Yapılan yargılamaya, toplanıp karar yerinde gösterilen delillere, mahkemenin kovuşturma sonuçlarına uygun olarak oluşan kanaat ve takdirine, incelenen dosya kapsamına göre, sanığın, kararın usül ve yasaya aykırı olduğuna ilişkin temyiz itirazlarının reddiyle, hükümlerin isteme aykırı olarak ONANMASINA…’’ Yargıtay 12. Ceza Dairesi. 2015/10209 E. , 2016/8376 K.
Hakaret Suçu Örnek Şikayet Dilekçesi
ANKARA CUMHURİYET BAŞSAVCILIĞI’NA
MÜŞTEKİ : İsim Soyisim (TC Kimlik No)
Adres Bilgileri
VEKİLİ : Av.

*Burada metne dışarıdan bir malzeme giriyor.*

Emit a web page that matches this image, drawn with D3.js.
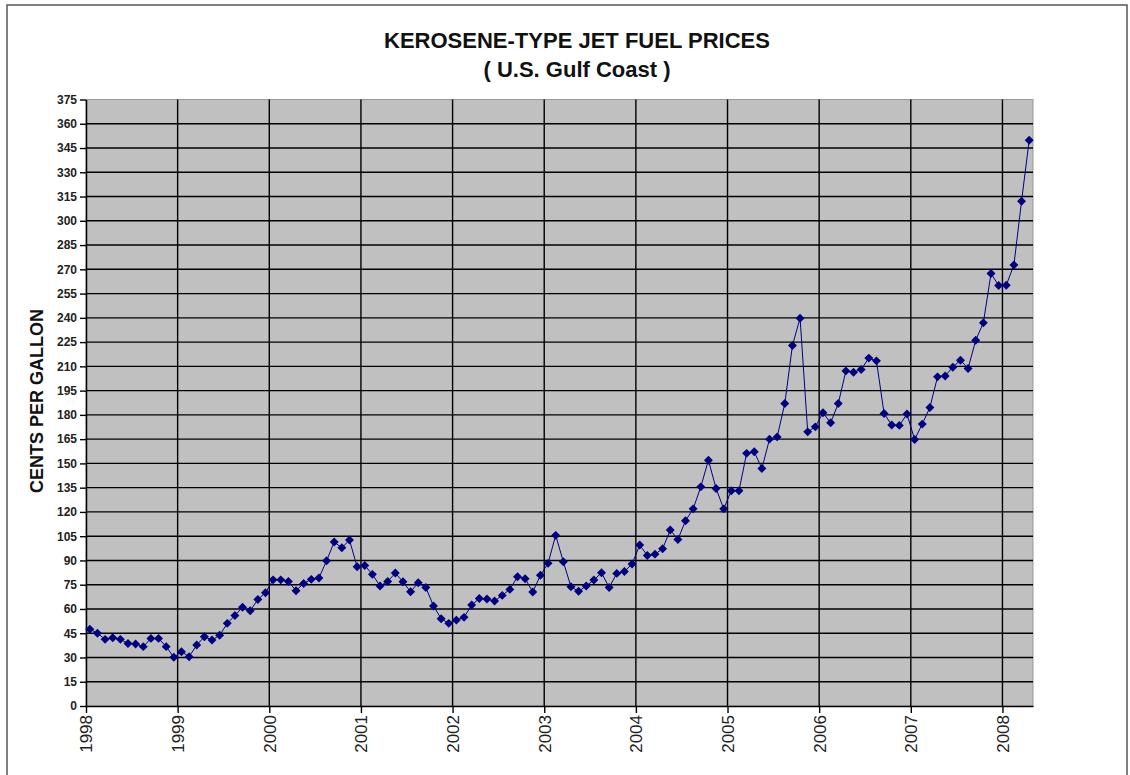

Çağrı AYBOĞA
Emek, Bişkek Cd. 26/3, 06490 Çankaya/Ankara
ŞÜPHELİ : İsim Soyisim (TC Kimlik No)
Adres Bilgileri
SUÇ : Hakaret suçu (TCK Madde 125)
SUÇ TARİHİ VE YERİ : …/…/…
KONU : Şüpheli hakkında işlediği suç nedeniyle soruşturma başlatılmasını, soruşturma sonucunda kamu davası açılması talepli şikâyet dilekçesidir.
AÇIKLAMALAR
- Burada müvekkil hakkında kim olduğu, şüphelinin kim olduğu, şüpheli tarafından nasıl bir söylemde bulunulduğuna, bu durumun müvekkili nasıl etkilediğine ve yıprattığına, saygınlığını nasıl etkilediğine, ilişkin bilgilere yer verilmelidir.
- Burada ise, yaşanılan olaya ilişkin hangi delillerin olduğundan bahsedilmelidir.
- Dilekçenin ekinde verilecek delillerin neler olduğu belirtilmelidir.
HUKUKİ SEBEPLER : TCK ve ilgili her türlü yasal mevzuat.
HUKUKİ DELİLLER : Tanık, yemin, video kaydı, fotoğraf görüntüleri, mesajlar ve ilgili her türlü yasal delil.
SONUÇ ve İSTEM : Yukarıda açıklanan nedenlerle şüpheli hakkında soruşturma başlatılmasını, soruşturma sonucunda kamu davası açılması yönünde karar verilmesini saygılarımla vekâleten arz ve talep ederiz.